**Set problem**
What is the number of lines containing the word "this"? Please answer with that number and nothing more.

**Record list**
......

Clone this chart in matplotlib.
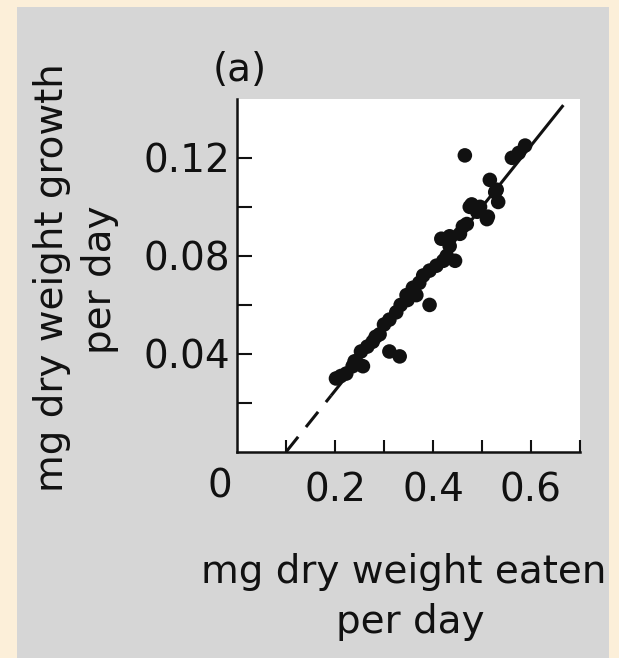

......

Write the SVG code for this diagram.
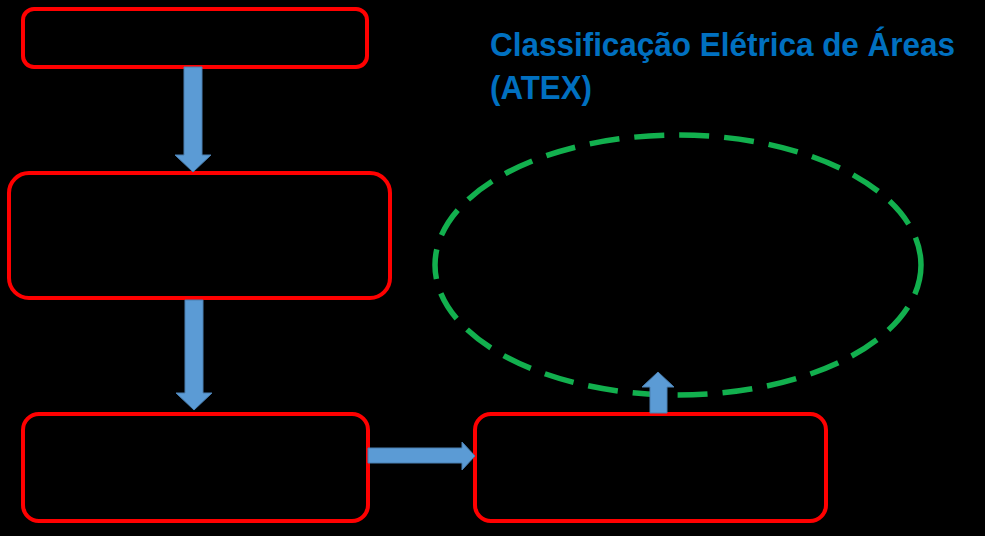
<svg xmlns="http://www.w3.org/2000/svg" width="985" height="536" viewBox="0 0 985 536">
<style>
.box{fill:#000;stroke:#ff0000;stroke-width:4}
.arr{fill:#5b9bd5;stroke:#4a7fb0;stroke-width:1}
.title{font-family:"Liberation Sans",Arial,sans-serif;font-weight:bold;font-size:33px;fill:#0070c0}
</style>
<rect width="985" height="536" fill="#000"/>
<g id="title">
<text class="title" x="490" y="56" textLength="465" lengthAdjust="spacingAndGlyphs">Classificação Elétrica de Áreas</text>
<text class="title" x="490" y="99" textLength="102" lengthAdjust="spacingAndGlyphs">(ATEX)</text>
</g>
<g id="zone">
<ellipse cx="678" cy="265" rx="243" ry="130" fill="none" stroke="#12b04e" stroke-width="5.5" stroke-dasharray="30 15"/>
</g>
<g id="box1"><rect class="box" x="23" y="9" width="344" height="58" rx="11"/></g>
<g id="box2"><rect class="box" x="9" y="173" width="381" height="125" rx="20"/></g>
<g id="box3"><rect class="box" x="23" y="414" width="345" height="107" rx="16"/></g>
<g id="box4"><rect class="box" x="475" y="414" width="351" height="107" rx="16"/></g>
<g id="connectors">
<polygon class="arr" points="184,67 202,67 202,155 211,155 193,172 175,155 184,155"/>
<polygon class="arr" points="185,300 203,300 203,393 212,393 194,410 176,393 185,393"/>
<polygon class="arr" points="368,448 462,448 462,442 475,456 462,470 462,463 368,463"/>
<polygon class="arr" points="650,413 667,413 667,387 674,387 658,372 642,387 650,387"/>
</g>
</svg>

......

**Response to the task**
2